• [Short task]:
Find every line in the records below that holds the word "this", and copy each one.

• [Exercise input]:
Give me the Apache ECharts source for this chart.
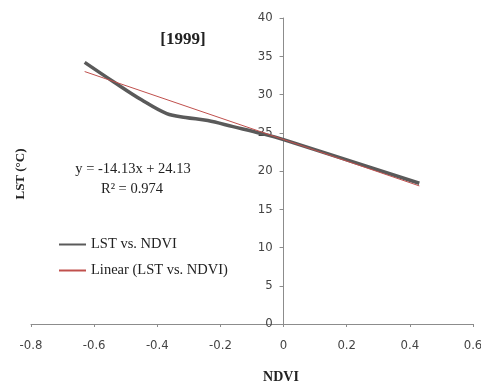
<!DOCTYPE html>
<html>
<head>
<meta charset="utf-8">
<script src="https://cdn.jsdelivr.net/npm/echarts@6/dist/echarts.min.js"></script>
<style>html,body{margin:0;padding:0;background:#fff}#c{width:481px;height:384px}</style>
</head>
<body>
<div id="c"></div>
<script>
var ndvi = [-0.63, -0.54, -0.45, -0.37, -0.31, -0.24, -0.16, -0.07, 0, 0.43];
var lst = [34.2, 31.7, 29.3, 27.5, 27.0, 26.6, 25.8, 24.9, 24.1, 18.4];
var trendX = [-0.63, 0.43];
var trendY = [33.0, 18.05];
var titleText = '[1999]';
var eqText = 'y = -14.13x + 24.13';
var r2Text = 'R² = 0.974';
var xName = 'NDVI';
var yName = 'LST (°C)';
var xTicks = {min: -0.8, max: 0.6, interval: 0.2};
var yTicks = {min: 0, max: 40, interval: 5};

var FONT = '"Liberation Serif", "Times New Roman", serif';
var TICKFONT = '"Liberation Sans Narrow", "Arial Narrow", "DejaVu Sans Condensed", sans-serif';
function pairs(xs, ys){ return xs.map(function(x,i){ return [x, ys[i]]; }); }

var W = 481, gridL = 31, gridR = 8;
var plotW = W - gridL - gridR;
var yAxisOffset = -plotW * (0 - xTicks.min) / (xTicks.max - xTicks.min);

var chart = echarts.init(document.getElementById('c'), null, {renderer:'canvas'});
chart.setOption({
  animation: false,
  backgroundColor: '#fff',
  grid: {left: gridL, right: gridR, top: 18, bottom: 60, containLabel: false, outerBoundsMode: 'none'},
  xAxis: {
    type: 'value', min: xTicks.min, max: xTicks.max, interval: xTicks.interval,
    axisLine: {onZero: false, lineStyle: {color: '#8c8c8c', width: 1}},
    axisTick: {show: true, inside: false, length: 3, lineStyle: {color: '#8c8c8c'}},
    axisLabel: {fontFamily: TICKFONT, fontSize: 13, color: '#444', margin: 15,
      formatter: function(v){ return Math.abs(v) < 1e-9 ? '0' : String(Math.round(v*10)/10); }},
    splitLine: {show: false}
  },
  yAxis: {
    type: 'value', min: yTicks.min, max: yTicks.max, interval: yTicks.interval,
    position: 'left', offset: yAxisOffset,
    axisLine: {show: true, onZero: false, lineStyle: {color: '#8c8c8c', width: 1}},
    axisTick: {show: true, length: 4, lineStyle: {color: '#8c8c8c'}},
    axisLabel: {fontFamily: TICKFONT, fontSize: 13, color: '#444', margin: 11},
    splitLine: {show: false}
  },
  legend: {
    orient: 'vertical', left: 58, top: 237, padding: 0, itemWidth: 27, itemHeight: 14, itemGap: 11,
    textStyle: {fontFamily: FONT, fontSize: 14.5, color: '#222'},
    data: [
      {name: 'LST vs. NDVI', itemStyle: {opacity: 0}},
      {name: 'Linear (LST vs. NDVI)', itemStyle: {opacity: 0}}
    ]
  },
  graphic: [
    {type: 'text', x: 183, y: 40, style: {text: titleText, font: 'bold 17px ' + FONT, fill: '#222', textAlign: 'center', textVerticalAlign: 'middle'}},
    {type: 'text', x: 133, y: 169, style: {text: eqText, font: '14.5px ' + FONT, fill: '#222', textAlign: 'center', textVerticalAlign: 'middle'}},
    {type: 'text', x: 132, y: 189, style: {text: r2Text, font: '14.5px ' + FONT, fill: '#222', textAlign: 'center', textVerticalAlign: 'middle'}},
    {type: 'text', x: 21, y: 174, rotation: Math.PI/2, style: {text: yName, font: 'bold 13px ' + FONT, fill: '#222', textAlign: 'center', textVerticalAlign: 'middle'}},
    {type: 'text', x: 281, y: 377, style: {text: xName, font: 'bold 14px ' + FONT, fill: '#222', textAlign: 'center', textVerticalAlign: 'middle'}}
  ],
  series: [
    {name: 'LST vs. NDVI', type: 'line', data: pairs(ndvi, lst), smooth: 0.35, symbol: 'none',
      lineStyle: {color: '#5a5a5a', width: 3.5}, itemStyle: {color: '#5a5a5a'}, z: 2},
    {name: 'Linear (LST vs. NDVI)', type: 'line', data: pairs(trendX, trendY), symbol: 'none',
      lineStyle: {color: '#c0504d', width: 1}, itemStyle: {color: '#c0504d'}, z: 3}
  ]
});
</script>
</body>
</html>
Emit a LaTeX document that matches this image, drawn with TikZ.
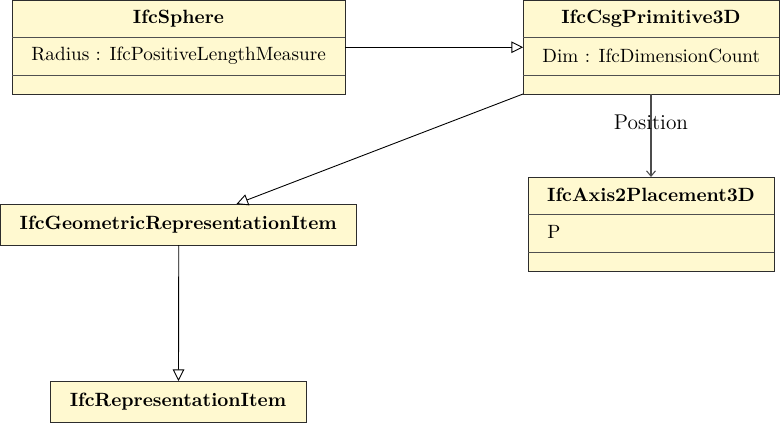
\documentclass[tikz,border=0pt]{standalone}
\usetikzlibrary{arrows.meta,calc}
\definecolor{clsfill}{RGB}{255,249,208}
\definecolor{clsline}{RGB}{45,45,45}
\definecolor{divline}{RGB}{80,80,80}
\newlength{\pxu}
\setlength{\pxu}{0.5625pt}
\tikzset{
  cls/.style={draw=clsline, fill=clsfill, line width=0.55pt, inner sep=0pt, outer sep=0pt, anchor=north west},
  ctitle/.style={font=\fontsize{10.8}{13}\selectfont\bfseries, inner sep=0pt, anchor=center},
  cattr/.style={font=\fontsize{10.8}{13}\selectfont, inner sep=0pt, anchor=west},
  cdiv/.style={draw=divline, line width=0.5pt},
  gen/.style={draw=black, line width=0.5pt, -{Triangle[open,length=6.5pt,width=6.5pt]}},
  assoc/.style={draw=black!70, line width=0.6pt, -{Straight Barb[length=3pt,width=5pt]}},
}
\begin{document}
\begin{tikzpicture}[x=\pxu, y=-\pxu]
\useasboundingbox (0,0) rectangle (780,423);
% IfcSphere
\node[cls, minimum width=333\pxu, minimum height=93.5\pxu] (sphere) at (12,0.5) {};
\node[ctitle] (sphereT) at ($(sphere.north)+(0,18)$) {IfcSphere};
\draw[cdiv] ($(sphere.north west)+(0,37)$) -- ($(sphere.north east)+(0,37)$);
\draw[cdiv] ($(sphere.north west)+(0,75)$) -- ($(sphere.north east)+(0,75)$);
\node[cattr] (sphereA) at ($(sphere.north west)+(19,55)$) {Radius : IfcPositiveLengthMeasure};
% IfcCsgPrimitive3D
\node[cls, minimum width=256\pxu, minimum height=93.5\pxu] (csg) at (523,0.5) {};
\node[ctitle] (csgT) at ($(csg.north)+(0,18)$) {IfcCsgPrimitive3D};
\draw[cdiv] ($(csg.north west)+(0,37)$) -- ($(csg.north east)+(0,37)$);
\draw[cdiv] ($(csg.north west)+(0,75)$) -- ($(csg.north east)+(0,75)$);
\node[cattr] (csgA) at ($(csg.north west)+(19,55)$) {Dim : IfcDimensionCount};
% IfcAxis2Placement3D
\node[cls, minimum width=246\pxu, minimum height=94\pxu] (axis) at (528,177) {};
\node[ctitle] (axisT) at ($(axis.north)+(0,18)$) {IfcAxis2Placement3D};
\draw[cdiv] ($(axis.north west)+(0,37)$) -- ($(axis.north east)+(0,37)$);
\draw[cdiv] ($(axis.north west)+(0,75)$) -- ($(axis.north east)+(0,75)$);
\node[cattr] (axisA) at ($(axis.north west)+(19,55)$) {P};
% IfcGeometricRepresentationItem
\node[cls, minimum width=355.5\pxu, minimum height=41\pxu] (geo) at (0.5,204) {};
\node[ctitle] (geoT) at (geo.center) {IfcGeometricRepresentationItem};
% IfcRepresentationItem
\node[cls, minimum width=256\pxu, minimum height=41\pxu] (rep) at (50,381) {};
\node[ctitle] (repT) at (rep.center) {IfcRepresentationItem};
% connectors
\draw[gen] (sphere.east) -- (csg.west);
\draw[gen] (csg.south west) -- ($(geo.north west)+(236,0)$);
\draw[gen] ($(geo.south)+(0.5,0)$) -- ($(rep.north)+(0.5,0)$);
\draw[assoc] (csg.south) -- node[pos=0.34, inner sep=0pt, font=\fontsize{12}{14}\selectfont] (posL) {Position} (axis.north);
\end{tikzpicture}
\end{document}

• [Reply]:
Give me the Apache ECharts source for this chart.
Emit a LaTeX document that matches this image, drawn with TikZ.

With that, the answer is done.